Well, sir, halfway through the fifth round with Marcellus Ellis, Coyle got himself head-butted in the same eye where he’d been cut up in Vancouver. Ellis was a six-foot-seven colored boy weighing two-seventy, but he couldn’t do nothing with Coyle, ’cause of the bitch. So Ellis hoped to save his big ass with a head-butt. Referee didn’t see the butt, and wouldn’t take our word it was intentional, so the butt wasn’t counted. Cut was so bad I skipped adrenaline and went direct to Thrombin, the ten-thousand-unit bovine coagulant deal. Thrombin stopped the blood quicker’n morphine’ll stop the runs, but the cut was in the eyelid, and the fight shoulda been stopped in truth. But we was in Mississippi and the casino wanted happy gamblers, so the reflet it go on with a warning that he’d stop the fight in the next round if the cut got worse.

Dee-Cee got gray-looking, said he was ready to go over and whip on Ellis’s nappy head with his cane.

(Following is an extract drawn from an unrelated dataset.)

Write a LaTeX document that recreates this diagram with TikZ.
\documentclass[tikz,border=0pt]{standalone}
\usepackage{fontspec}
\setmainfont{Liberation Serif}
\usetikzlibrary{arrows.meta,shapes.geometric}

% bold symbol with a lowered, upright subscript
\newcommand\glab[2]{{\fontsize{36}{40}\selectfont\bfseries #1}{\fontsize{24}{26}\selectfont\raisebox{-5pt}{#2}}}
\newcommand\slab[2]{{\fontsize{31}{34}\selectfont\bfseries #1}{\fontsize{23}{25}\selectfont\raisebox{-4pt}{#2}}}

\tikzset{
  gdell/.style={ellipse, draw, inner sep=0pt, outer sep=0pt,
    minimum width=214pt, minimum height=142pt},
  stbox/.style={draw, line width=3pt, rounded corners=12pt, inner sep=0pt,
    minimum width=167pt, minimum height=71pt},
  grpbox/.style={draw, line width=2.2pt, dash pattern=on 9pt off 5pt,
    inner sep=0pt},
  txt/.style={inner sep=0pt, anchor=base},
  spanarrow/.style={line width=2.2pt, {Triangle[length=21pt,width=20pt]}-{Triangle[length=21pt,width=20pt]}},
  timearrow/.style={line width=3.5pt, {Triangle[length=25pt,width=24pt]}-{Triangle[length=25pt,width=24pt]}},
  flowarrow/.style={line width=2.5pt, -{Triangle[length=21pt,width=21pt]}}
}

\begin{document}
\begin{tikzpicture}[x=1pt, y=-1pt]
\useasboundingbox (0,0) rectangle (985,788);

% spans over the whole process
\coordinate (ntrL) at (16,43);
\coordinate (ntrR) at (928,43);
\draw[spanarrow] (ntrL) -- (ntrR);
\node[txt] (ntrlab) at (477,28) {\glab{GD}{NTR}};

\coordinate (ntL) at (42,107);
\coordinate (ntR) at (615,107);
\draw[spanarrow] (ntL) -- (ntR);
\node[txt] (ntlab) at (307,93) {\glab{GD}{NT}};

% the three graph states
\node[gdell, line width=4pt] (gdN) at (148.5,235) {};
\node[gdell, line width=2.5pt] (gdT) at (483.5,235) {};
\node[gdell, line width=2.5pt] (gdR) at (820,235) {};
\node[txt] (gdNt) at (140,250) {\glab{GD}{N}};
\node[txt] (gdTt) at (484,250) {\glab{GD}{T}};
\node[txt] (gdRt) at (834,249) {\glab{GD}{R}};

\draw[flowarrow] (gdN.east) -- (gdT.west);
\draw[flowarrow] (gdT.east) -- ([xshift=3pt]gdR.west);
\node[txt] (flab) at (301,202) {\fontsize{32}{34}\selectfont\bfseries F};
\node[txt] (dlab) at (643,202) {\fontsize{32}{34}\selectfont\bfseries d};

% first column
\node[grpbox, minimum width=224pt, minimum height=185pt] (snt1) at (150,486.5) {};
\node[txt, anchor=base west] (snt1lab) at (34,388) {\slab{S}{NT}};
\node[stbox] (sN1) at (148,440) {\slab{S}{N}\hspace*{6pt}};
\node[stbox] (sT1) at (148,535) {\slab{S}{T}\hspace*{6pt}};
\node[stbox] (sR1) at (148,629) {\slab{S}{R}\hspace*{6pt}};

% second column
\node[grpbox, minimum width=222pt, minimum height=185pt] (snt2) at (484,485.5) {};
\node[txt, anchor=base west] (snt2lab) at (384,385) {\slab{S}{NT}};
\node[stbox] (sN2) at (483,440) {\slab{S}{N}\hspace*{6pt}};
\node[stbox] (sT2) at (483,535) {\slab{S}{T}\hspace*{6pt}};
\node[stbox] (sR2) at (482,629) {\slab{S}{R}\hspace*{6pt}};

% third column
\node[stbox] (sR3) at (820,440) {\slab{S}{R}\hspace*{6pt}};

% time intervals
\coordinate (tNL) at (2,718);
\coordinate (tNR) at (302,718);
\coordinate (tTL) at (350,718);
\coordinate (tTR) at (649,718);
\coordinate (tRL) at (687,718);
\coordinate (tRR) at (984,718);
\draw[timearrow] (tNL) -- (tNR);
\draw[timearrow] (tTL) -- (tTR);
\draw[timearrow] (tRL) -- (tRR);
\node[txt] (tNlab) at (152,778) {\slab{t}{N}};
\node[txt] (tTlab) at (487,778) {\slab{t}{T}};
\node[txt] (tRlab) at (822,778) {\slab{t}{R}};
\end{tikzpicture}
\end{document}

I told Coyle the only thing I could tell him. “They’ll stop this fight on us and we could lose, so you got to get into Ellis’s ass with the bitch and then drop your right hand on him and get respect!

All Coyle did was to nod. He went out there serious as a diamondback. Six hard jabs busted up Ellis so bad that he couldn’t think nothing but the bitch. That’s when Coyle got the angle and, Bang! he hit Ellis with a straight right that was like the right hand of God. Lordy, Ellis was out for five minutes. He went down stiff like a tree and bounced on his face, and then one leg went all jerk and twitchy. We went to whooping and hugging. That right hand was lightning in human form. But what it was that did it for me wasn’t Coyle’s big right hand, it was the way he stuck the bitch, and the way Coyle listened to me in the corner.

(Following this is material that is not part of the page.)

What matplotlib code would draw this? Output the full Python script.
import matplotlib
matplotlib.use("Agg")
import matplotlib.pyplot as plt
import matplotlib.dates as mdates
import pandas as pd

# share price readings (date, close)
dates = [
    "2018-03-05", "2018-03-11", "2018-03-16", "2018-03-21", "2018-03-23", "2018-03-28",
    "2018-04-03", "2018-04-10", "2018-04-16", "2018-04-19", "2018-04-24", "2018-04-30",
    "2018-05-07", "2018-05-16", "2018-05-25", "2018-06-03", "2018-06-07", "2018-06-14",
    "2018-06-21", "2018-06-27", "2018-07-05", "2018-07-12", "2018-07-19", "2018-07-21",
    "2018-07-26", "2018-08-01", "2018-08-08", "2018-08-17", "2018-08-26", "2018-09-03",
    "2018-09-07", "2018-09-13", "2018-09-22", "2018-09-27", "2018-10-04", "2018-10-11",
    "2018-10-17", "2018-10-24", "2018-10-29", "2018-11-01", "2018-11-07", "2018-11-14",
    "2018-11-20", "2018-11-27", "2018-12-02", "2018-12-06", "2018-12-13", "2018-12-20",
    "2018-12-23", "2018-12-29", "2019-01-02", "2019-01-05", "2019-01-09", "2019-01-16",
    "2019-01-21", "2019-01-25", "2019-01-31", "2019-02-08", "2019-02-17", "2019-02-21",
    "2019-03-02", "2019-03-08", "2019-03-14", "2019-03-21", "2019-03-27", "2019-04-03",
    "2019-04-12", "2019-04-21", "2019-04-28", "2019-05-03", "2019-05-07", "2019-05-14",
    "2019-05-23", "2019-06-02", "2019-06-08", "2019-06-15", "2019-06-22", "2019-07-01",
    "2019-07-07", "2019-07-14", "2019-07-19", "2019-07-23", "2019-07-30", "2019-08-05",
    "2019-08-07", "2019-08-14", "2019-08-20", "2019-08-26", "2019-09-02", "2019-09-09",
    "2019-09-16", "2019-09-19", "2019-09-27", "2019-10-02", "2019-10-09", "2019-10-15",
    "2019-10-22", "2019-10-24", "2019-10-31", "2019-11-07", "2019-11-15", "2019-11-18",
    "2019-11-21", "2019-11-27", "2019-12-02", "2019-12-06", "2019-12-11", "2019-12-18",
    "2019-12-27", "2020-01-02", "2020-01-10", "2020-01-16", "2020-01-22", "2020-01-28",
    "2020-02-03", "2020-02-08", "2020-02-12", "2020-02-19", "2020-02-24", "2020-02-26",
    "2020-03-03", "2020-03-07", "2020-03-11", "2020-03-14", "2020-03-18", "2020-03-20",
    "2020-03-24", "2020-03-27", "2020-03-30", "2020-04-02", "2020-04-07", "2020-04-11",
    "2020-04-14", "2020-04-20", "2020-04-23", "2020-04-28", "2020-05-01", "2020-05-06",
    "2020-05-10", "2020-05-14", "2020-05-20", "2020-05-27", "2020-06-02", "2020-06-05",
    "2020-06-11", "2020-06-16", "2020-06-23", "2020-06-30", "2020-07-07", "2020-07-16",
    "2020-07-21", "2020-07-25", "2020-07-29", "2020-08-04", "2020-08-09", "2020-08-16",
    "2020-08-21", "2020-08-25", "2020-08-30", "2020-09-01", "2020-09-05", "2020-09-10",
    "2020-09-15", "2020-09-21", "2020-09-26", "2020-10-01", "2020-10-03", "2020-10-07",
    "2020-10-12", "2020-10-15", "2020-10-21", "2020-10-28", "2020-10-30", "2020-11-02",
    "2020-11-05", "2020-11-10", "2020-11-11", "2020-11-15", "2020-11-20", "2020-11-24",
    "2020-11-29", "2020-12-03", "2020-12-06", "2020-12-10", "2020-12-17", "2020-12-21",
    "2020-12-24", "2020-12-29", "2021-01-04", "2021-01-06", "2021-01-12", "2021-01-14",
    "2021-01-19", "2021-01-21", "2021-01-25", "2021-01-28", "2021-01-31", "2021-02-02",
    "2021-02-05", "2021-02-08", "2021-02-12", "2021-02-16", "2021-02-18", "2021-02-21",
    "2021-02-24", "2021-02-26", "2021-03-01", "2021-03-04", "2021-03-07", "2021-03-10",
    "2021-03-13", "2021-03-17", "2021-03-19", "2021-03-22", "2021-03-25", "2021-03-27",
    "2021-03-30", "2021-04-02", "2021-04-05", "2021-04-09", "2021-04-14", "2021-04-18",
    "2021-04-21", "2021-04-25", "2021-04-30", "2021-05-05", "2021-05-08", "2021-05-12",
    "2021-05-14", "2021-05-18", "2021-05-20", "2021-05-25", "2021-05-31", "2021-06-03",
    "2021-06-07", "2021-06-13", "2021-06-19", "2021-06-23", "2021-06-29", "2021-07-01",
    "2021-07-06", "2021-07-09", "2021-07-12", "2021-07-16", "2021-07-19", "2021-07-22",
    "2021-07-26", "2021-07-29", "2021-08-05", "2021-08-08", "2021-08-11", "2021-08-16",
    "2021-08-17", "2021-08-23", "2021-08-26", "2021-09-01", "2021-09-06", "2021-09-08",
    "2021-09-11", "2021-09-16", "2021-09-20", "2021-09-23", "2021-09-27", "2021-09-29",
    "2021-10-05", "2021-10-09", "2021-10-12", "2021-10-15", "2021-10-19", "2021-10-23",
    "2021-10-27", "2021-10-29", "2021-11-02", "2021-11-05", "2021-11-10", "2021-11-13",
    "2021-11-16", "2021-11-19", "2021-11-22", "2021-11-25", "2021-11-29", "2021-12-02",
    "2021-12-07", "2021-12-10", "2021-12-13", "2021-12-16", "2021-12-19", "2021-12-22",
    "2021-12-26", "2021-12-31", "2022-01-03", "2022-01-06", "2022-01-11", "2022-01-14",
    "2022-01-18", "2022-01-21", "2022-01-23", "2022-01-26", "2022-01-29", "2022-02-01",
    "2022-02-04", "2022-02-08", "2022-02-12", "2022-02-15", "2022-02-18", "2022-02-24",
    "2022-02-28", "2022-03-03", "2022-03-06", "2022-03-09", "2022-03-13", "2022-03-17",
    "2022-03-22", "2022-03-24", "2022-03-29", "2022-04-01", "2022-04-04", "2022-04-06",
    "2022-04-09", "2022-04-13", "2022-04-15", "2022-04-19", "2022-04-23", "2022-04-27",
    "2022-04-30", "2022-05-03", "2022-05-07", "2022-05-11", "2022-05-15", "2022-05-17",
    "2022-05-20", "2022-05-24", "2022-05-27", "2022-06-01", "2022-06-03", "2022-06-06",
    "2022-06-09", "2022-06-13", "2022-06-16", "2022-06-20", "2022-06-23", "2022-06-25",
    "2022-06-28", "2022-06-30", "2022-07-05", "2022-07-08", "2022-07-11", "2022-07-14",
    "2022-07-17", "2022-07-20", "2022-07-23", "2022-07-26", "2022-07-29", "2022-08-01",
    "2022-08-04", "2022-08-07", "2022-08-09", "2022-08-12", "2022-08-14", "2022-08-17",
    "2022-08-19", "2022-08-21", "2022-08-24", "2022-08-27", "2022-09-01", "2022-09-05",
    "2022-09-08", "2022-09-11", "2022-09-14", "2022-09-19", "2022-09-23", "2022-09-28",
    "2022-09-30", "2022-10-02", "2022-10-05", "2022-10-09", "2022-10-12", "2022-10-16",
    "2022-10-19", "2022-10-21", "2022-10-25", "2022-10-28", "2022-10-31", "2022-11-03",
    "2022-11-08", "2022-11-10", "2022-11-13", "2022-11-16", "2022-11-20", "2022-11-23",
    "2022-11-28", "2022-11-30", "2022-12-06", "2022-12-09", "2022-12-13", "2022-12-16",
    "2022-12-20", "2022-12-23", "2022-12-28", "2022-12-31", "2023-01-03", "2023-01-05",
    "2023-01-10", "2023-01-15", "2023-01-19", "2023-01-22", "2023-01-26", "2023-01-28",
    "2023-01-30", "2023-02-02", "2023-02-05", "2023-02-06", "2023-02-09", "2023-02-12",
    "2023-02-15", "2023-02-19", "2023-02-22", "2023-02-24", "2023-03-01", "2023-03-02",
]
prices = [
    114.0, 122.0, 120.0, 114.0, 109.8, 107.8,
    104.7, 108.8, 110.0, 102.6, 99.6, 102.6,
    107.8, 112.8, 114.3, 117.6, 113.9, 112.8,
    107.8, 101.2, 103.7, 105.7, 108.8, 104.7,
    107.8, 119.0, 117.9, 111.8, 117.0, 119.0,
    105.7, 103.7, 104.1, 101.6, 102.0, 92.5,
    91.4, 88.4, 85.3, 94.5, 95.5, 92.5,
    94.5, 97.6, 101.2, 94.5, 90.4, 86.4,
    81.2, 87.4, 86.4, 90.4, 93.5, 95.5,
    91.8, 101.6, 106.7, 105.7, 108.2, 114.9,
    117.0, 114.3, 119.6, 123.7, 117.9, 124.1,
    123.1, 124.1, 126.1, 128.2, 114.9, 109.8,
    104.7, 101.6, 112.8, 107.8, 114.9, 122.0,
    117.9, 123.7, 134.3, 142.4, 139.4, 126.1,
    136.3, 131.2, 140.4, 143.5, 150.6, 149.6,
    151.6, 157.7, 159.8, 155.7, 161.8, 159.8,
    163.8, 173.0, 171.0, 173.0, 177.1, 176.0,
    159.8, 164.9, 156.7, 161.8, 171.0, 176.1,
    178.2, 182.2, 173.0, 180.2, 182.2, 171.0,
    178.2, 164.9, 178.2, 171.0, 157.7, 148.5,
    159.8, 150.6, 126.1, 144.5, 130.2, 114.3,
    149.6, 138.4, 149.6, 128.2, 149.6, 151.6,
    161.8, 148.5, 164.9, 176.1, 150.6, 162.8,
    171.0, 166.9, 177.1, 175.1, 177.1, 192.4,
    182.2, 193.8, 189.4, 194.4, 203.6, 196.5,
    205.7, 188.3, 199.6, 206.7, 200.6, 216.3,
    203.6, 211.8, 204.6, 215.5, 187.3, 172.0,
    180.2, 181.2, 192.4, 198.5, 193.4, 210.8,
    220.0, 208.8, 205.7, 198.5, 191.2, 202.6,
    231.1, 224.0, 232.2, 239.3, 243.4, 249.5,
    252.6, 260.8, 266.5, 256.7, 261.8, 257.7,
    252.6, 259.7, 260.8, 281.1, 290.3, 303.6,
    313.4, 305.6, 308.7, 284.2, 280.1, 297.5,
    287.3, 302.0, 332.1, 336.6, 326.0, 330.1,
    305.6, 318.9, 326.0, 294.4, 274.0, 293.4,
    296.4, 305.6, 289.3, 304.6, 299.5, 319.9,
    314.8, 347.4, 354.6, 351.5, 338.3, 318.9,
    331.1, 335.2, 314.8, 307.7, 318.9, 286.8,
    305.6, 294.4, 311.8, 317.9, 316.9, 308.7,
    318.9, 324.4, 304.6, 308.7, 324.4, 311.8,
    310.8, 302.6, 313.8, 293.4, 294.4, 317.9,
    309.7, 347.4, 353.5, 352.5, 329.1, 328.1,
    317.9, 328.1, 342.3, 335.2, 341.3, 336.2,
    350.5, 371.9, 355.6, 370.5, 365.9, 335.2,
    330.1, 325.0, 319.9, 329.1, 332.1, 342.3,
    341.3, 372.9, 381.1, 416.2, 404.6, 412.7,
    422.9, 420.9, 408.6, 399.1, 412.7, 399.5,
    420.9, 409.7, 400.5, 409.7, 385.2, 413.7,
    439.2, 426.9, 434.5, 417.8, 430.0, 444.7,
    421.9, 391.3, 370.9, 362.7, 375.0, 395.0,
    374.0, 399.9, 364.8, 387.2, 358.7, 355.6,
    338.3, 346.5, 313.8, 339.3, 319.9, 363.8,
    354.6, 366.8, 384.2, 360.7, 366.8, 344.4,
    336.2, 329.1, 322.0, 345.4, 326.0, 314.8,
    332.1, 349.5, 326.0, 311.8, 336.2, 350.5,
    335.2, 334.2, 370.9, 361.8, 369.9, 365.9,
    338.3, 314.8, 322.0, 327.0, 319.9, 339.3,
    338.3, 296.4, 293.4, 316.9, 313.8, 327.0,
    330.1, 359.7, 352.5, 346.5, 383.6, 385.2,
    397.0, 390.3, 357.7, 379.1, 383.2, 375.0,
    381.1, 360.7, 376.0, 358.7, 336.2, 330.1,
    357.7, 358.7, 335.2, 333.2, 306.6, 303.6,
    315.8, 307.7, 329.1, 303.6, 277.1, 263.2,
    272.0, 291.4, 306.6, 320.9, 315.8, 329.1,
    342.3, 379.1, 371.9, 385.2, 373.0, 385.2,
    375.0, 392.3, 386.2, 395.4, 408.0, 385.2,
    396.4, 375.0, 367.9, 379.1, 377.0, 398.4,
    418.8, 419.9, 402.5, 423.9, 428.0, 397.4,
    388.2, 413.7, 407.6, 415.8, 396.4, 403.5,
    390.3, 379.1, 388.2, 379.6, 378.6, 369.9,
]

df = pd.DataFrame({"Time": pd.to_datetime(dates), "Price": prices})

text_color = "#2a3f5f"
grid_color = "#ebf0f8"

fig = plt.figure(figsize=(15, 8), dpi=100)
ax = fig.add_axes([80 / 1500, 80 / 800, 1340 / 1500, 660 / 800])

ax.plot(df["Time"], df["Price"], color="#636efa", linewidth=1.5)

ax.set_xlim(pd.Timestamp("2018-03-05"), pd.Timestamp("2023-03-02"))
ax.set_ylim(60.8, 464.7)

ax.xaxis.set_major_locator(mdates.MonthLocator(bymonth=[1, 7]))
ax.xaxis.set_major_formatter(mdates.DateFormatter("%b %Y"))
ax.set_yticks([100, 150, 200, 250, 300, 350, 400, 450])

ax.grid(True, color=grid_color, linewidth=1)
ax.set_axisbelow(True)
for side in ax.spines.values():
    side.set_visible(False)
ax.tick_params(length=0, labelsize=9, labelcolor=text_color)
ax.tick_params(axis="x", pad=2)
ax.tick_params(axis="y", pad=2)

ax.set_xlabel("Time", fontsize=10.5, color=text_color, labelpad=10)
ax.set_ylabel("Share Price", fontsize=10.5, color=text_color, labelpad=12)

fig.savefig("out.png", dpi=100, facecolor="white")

Billy wanted to sign him right then, but I said wait, even though I knew Coyle was antsy to get him a place of his own. Besides, we had to wait a month and more to see if the eye’d heal complete. It took longer than we thought, so Billy started paying the boy three hundred a week walking-around money. Folks at the casino was so wild about that right hand coming outta a white boy that Billy was able to get twenty-five thousand for Coyle’s next fight soon’s a doctor’d clear his eye. And sure enough, Coyle was right back in the gym when the doctor gave him the okay. But he had some kind of funny look to him, so I told him to go home and rest. But no, Coyle kept showing up saying he wanted to get back to that casino. How do you reach the brain of a pure-strain male hormone when he’s eighteen and one, with sixteen KOs? But one morning when me and Dee-Cee was out with him doing his road work, we got a surprise. Coyle started pressing his chest and had to stop running. Damn if he didn’t look half-blue and ready to go down. Me and Dee-Cee walked him back to the car, both holding him by a arm. I thought maybe it was a heart attack. We hauled ass over to Emergency. They checked him all over, hooked him up to all the machines, checked his blood for enzymes. Said it wasn’t no heart attack, said it was maybe some kind of quick virus going around that could knock folks down. Coyle wanted to know when he’d be able to fight again in Mississippi, and I told him to forget Mississippi till he was well. On our way out, the doctor got me to the side to tell me he wasn’t positive Coyle was sick.